▸ Task statement
Count how many lines below include the string "React", and give that number without anything else.

Stored data:
════════
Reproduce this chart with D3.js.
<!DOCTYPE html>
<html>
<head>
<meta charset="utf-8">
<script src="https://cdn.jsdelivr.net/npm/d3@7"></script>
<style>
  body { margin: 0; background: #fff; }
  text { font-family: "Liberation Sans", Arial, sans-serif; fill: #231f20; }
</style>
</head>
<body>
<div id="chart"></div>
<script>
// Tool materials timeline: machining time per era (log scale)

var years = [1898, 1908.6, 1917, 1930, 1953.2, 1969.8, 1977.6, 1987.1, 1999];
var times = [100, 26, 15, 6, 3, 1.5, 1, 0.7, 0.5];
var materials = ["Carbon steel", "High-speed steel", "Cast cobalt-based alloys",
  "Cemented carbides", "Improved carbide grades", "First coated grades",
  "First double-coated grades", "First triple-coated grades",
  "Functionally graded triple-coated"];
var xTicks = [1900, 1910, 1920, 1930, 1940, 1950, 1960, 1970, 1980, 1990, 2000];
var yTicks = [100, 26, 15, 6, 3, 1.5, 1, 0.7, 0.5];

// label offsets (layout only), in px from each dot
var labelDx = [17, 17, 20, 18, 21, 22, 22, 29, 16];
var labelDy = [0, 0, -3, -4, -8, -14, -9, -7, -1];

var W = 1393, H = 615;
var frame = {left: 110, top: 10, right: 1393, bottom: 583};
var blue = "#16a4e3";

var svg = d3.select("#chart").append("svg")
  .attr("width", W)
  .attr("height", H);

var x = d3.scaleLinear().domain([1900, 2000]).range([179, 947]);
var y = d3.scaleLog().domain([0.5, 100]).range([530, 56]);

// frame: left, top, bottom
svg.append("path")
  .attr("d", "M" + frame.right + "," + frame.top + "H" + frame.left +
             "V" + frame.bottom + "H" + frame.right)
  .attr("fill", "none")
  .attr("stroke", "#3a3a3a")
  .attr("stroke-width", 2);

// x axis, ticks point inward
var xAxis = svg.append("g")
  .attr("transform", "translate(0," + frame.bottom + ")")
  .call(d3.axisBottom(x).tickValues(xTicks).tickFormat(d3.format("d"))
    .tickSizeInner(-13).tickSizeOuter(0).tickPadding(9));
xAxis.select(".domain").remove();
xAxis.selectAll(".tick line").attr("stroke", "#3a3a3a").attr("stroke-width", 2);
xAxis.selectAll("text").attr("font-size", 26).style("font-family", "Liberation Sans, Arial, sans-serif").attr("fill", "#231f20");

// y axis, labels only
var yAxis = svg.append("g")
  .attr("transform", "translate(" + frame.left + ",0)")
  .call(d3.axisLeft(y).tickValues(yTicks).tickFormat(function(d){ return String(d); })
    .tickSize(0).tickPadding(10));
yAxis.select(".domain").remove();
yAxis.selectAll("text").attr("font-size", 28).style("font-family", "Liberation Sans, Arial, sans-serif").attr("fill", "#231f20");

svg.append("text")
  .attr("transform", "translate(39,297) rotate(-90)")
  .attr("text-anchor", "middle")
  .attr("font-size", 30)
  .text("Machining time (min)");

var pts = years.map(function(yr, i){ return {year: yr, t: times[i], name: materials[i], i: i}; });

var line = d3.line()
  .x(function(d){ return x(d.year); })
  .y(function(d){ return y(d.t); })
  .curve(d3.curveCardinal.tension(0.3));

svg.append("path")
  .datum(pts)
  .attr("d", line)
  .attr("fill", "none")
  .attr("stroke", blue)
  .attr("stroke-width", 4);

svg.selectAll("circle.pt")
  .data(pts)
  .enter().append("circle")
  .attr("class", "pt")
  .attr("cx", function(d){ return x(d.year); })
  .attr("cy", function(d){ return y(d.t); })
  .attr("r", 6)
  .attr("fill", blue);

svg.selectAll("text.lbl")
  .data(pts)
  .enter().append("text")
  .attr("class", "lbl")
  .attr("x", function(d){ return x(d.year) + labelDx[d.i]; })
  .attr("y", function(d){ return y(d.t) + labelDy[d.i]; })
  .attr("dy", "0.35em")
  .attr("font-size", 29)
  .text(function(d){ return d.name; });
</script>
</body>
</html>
════════
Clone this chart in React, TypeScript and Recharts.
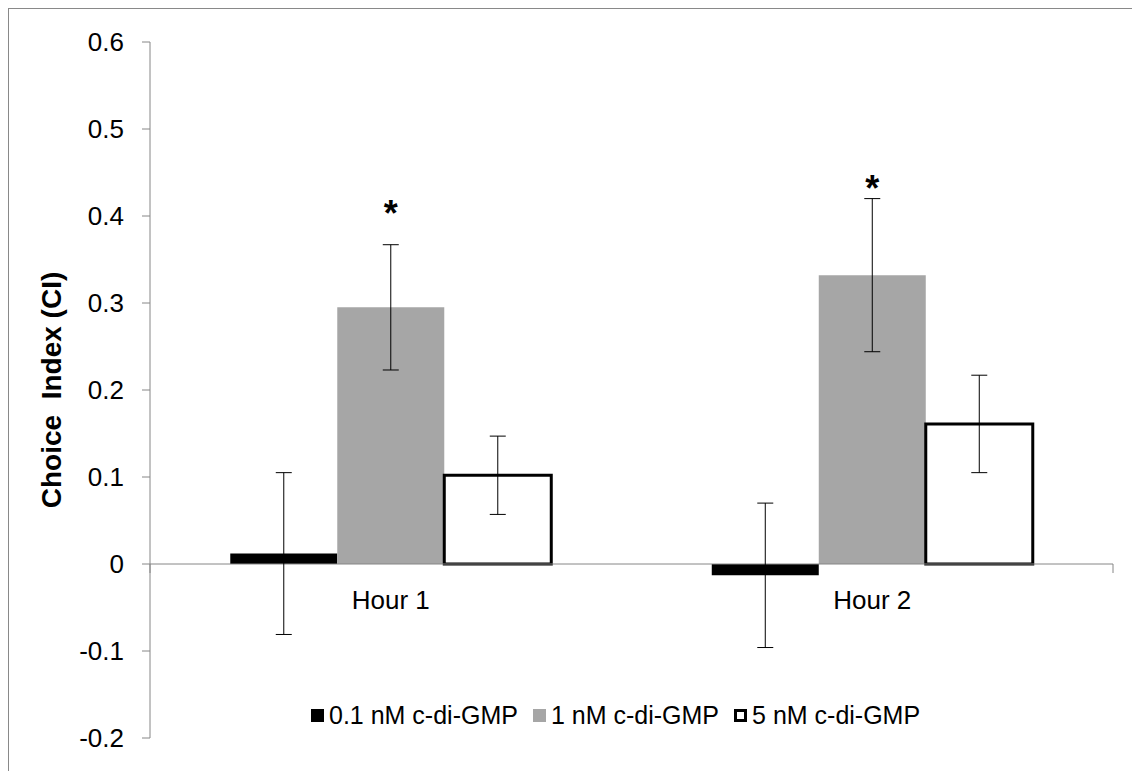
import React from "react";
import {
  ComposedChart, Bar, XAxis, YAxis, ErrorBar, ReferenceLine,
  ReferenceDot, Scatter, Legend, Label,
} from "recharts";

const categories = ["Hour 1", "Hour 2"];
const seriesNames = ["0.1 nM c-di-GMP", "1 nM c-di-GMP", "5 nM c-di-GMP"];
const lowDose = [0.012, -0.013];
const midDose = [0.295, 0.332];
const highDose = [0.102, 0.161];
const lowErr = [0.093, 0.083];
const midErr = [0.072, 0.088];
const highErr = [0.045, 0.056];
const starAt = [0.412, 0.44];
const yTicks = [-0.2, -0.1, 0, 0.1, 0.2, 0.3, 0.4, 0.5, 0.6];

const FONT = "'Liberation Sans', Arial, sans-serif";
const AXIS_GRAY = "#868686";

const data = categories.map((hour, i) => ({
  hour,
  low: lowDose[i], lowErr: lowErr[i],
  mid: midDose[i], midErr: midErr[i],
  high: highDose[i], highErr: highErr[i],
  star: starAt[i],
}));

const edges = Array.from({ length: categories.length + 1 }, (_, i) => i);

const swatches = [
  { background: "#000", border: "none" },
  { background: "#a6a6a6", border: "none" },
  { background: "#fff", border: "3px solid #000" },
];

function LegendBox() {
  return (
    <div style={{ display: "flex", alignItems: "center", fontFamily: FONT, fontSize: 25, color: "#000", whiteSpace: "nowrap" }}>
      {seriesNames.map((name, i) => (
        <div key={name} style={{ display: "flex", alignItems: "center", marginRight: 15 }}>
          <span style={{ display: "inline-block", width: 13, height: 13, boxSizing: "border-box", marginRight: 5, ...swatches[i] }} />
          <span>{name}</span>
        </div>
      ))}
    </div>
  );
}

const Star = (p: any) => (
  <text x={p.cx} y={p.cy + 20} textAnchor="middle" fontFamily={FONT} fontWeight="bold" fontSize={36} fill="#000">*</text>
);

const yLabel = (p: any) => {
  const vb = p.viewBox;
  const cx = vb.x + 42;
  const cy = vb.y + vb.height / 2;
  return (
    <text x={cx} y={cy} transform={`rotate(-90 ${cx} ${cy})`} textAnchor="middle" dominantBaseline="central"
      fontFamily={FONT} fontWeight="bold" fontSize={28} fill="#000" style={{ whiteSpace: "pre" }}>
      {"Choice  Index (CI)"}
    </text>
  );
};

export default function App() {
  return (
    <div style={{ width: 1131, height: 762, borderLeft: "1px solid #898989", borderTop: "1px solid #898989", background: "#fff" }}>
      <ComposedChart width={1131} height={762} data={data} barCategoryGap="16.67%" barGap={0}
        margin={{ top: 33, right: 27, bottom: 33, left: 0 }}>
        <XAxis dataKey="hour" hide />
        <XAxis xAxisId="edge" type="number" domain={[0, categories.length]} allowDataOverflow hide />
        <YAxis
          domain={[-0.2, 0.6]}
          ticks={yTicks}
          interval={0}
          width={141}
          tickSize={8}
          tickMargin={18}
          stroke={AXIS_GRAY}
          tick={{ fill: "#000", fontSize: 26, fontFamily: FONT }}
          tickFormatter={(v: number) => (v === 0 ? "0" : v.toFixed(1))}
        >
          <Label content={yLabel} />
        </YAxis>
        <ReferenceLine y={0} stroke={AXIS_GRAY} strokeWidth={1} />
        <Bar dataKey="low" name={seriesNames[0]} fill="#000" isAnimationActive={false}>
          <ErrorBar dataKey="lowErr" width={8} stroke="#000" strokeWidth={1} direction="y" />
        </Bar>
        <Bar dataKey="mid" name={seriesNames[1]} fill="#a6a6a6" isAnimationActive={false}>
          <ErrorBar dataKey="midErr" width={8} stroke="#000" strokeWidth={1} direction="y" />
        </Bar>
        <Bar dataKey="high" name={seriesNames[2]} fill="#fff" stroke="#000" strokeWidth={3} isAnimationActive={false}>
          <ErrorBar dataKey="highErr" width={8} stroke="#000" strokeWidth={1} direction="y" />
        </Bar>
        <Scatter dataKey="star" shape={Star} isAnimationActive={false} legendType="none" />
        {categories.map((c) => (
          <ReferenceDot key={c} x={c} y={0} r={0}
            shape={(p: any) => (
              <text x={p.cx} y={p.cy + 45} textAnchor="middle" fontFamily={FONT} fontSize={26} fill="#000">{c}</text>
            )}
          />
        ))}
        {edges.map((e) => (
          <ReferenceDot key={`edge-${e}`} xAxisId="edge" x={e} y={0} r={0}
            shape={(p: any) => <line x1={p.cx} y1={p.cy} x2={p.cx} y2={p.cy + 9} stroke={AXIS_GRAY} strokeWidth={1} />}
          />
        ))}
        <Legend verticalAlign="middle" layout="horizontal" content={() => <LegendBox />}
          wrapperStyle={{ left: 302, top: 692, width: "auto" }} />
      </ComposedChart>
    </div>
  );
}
════════
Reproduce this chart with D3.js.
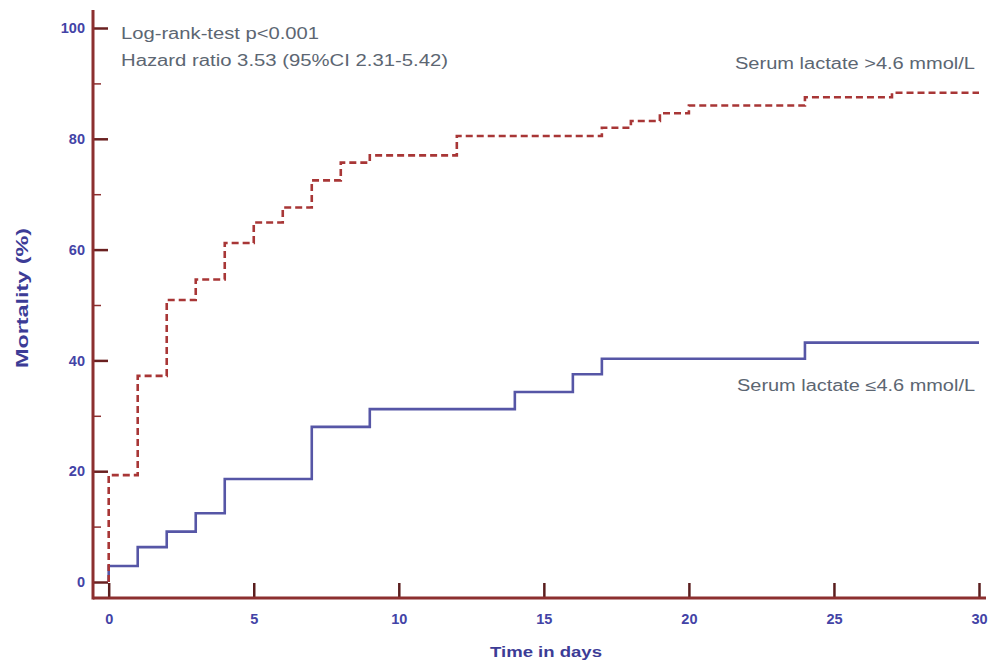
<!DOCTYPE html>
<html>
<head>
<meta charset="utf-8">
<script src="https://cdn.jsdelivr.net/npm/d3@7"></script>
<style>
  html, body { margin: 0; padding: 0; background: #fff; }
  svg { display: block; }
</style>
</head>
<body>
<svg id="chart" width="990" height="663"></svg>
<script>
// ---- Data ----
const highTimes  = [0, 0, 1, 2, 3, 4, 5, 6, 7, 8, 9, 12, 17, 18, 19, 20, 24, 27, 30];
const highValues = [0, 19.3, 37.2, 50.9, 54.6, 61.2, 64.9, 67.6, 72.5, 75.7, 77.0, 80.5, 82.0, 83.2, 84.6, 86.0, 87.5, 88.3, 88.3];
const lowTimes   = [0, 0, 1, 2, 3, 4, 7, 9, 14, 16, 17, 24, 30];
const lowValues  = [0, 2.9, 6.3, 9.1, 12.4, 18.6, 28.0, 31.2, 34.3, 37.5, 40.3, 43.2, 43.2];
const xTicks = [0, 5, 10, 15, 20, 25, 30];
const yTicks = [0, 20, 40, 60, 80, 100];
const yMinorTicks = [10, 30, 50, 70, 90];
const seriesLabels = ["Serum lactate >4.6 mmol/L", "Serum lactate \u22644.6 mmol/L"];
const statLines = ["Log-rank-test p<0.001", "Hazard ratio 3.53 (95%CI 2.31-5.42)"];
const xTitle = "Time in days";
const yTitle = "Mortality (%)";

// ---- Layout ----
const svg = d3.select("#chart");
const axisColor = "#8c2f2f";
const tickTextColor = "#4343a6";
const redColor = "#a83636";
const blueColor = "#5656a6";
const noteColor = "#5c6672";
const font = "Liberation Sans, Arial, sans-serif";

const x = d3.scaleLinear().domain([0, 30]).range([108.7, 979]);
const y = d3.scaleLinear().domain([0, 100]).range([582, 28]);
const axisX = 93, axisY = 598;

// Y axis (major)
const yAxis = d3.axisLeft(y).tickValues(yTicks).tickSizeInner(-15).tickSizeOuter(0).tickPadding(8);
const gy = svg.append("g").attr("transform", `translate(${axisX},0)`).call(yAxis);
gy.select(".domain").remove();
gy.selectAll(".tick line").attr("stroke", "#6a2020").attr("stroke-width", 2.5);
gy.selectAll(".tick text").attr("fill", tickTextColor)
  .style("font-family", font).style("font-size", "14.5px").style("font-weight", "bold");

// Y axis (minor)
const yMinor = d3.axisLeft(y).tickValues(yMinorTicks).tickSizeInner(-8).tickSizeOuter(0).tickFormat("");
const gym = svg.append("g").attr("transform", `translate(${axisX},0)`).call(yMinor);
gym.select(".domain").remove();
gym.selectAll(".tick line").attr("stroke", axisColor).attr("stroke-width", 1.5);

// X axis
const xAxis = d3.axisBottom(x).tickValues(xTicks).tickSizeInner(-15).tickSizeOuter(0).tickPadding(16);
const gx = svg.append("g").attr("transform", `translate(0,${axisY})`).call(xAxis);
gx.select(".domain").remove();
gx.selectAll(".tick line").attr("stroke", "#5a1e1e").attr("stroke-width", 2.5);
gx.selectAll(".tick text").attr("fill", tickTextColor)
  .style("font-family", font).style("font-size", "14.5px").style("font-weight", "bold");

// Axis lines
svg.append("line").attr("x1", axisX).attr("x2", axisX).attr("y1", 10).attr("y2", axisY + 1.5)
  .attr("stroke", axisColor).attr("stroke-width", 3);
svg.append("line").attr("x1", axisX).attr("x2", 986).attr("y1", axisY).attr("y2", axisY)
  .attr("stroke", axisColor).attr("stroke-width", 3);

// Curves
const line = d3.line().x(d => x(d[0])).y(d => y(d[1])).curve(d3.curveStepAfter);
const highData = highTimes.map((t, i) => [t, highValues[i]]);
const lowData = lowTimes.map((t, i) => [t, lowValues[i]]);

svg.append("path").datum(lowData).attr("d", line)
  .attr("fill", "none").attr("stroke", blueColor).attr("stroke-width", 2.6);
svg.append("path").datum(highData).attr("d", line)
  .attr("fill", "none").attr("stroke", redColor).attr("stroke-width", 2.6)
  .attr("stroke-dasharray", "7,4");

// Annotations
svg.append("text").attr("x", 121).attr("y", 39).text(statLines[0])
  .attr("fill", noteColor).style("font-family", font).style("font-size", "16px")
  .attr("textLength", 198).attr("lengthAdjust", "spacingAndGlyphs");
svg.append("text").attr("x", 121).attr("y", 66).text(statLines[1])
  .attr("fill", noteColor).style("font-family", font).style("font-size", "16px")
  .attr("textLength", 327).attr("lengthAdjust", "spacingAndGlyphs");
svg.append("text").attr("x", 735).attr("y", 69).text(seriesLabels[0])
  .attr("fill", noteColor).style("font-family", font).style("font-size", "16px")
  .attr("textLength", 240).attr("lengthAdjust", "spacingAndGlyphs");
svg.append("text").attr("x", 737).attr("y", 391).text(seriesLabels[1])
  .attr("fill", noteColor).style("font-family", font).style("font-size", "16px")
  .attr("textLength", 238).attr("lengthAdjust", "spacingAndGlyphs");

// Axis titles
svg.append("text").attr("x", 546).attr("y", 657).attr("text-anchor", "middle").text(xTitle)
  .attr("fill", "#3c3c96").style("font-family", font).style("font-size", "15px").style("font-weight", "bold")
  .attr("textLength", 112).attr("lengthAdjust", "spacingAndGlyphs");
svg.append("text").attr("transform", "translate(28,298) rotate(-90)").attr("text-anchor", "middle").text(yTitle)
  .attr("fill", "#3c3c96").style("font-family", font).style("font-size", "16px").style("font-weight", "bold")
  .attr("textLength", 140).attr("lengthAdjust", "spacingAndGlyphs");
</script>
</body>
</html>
════════
▸ Reply to the task
2